##### Recorded data

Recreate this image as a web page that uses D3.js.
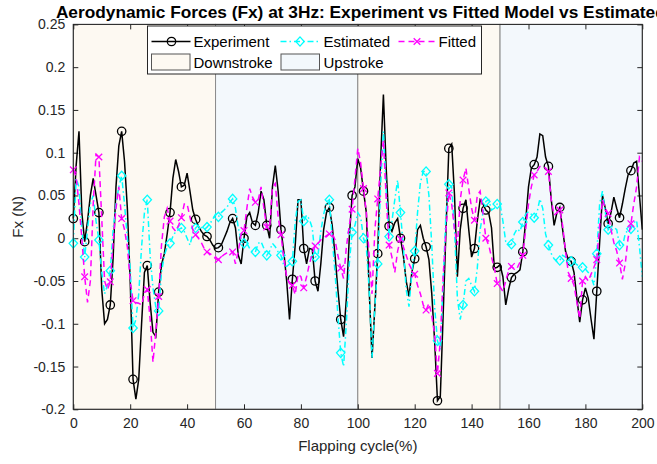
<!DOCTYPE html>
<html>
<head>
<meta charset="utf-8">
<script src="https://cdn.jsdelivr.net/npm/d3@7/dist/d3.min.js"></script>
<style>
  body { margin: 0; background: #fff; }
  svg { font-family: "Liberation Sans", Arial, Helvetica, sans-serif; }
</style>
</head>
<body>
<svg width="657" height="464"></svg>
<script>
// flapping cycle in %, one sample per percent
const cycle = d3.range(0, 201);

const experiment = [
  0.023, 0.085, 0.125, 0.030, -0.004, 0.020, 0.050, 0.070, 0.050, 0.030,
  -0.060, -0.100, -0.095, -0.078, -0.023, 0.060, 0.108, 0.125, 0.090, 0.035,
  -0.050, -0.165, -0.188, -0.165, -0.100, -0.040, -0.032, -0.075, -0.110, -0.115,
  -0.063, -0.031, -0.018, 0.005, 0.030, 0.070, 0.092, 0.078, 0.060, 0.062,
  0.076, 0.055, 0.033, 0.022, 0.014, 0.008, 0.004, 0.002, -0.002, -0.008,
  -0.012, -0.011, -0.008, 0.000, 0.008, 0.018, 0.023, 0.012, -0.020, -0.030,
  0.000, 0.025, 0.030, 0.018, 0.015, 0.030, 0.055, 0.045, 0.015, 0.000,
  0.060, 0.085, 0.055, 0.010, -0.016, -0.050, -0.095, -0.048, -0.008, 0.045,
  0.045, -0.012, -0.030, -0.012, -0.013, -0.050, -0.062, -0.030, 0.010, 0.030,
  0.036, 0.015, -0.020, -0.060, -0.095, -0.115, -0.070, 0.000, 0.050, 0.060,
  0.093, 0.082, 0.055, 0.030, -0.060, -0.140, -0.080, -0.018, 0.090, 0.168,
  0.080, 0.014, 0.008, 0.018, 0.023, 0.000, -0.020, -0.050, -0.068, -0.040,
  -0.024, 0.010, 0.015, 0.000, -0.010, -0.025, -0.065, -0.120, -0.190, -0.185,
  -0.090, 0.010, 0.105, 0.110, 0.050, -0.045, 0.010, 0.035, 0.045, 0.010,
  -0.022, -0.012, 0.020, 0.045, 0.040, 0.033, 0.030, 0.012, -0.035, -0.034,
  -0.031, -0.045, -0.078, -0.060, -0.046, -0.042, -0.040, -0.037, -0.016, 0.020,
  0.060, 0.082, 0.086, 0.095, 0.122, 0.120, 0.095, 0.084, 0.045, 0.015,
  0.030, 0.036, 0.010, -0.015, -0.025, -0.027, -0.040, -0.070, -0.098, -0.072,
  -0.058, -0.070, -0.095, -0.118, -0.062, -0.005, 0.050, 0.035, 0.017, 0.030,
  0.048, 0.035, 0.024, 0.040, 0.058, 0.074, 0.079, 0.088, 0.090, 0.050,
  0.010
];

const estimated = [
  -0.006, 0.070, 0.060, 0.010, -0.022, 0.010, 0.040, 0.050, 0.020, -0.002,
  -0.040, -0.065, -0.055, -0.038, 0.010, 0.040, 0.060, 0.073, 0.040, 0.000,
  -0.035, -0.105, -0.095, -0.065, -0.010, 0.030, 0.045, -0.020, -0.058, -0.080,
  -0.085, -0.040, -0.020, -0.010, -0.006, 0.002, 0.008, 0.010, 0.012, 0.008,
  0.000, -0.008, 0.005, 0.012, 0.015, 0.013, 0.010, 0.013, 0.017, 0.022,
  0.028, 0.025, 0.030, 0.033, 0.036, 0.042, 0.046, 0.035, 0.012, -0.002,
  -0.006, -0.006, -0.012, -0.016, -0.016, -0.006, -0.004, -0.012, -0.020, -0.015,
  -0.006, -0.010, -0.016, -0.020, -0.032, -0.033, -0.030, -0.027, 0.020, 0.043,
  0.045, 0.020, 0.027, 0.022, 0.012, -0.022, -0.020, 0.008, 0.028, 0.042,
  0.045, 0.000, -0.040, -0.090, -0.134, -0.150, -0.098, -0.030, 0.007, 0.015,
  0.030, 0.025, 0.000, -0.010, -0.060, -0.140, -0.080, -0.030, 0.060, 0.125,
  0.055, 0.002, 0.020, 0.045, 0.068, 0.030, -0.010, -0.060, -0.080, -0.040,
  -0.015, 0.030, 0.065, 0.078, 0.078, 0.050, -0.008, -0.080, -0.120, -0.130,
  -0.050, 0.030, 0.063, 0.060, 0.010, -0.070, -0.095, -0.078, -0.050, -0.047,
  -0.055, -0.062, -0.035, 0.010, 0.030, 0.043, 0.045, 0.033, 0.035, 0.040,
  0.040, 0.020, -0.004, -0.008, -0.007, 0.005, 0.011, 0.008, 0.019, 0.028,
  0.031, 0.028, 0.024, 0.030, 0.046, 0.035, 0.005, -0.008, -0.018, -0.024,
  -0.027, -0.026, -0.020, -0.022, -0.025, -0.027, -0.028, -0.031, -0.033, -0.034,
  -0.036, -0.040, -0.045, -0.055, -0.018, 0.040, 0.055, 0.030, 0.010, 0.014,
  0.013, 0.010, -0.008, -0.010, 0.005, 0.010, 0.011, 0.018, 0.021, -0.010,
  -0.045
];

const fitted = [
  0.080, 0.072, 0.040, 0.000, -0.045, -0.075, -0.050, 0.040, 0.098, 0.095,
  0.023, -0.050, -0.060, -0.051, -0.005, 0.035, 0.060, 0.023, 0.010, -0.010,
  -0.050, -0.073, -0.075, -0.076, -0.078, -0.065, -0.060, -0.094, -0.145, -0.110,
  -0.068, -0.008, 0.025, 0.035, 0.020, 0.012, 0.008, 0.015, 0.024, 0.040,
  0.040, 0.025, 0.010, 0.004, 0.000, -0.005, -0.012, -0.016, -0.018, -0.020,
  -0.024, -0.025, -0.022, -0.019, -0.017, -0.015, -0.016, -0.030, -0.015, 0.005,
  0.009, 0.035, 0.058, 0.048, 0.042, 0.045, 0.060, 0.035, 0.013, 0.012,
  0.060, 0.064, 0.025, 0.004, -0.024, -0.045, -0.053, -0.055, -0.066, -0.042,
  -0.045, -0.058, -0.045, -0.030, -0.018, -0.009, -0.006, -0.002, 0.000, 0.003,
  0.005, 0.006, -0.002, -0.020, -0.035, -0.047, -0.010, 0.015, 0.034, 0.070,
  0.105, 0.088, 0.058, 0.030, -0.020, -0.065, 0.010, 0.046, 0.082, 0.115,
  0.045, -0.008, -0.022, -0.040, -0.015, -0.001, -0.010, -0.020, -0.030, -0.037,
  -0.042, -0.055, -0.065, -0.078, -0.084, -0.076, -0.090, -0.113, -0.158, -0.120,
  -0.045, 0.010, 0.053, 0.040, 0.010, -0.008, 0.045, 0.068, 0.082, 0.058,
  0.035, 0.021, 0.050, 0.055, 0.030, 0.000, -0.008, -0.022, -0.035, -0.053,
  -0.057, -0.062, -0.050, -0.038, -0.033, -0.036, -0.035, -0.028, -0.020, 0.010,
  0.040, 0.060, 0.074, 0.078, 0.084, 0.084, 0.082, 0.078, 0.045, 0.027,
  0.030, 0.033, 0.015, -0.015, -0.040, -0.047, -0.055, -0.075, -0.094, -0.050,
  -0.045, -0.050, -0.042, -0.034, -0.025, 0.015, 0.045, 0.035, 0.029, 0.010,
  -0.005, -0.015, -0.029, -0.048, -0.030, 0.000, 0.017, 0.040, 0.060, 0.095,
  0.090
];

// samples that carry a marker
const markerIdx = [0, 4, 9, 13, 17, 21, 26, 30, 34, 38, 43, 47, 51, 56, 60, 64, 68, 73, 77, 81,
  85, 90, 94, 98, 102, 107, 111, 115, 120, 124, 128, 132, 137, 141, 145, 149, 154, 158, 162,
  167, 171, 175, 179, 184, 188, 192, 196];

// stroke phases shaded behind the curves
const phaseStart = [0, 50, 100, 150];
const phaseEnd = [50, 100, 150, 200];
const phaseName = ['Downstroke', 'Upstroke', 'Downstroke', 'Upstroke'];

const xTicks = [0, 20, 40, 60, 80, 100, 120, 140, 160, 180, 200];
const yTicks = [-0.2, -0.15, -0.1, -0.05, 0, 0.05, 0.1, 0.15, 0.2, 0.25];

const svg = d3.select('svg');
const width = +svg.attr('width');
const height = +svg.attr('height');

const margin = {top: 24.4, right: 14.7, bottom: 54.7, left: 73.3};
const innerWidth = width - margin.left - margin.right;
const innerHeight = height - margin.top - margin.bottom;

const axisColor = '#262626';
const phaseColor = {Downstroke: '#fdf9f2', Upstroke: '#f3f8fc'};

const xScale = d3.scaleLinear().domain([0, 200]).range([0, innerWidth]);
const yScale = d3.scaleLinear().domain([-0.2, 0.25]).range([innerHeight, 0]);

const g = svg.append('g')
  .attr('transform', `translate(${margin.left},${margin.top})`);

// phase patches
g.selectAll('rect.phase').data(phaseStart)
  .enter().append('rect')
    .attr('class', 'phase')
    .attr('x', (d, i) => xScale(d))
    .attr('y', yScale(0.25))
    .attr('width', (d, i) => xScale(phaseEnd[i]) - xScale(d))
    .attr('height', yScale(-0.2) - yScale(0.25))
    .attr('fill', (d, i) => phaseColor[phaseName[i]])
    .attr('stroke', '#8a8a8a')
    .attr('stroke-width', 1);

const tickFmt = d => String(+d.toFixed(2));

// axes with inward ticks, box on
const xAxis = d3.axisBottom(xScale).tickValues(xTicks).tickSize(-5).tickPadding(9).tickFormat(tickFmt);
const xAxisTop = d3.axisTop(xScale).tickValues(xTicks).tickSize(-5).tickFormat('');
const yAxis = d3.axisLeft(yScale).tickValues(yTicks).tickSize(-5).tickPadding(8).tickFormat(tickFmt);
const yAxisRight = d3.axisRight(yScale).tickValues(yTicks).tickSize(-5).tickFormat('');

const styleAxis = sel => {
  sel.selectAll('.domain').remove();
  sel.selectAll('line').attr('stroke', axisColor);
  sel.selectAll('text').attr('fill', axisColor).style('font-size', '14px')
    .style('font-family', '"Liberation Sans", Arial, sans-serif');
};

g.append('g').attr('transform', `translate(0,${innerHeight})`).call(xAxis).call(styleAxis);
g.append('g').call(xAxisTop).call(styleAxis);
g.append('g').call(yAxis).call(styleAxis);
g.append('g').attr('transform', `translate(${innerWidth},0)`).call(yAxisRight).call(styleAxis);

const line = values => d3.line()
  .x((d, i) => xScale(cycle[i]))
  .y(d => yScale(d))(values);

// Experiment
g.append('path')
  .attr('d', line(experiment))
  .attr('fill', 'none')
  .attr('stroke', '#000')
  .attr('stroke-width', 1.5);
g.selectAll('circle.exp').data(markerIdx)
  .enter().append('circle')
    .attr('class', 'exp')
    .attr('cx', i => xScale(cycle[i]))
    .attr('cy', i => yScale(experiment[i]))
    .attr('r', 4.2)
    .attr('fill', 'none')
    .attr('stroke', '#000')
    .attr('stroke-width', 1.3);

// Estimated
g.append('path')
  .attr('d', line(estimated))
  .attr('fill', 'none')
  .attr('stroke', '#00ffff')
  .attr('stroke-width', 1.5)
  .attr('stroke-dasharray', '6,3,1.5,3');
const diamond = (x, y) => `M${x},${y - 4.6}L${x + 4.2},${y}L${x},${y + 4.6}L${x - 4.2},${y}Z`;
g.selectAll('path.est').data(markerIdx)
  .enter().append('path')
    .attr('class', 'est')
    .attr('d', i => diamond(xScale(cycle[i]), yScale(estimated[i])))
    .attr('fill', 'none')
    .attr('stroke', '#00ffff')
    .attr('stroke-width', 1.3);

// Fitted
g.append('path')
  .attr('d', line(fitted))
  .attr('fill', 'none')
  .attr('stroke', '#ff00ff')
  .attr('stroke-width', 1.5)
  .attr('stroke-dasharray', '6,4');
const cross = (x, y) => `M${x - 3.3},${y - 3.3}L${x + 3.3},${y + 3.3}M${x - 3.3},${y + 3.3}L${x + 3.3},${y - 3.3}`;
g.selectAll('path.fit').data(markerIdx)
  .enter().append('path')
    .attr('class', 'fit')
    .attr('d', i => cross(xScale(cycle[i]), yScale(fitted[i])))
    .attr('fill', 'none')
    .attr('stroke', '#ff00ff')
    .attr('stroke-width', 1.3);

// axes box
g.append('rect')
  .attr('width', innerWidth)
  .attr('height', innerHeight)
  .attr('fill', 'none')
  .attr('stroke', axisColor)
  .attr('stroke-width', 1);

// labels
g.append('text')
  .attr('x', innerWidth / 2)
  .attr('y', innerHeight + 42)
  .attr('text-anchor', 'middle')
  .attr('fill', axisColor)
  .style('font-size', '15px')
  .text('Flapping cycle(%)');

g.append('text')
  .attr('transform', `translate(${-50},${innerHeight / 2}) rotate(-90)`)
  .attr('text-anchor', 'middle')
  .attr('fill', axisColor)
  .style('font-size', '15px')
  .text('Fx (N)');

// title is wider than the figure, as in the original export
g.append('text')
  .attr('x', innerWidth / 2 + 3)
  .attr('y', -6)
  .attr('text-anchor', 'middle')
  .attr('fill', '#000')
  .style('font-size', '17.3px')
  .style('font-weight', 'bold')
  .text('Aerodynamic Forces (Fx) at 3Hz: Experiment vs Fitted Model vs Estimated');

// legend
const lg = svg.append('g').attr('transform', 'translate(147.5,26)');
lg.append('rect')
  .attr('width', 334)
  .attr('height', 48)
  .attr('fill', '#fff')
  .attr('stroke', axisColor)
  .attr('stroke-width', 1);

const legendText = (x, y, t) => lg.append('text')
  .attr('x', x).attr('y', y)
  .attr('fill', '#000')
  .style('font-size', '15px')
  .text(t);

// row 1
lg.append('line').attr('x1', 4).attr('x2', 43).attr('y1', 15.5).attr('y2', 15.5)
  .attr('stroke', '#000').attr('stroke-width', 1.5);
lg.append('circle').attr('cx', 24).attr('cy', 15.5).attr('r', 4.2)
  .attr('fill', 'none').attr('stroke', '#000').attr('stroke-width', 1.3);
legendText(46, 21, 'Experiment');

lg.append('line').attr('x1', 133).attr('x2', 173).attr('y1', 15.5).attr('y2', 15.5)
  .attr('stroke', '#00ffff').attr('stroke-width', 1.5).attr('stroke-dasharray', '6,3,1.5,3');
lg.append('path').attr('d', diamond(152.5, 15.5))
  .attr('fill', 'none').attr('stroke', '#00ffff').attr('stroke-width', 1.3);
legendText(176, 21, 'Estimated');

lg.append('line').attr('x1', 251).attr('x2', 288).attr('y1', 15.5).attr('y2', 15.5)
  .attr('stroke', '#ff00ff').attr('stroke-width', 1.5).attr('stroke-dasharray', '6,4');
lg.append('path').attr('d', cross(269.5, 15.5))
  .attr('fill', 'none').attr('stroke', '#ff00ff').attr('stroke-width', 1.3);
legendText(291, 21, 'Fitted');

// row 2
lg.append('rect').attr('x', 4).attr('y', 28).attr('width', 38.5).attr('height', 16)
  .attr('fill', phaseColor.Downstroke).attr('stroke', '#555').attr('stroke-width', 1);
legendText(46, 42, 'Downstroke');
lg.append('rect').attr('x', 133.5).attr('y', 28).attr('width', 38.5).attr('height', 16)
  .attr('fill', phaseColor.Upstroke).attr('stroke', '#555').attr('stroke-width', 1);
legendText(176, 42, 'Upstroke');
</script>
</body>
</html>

##########

§ **What is required**: Repeat only what lies between the start of the data and the end of the line containing "const cycle = d3.range(0, 201);", exactly, with pictures left out.

§ **Exercise output**:
Recreate this image as a web page that uses D3.js.
<!DOCTYPE html>
<html>
<head>
<meta charset="utf-8">
<script src="https://cdn.jsdelivr.net/npm/d3@7/dist/d3.min.js"></script>
<style>
  body { margin: 0; background: #fff; }
  svg { font-family: "Liberation Sans", Arial, Helvetica, sans-serif; }
</style>
</head>
<body>
<svg width="657" height="464"></svg>
<script>
// flapping cycle in %, one sample per percent
const cycle = d3.range(0, 201);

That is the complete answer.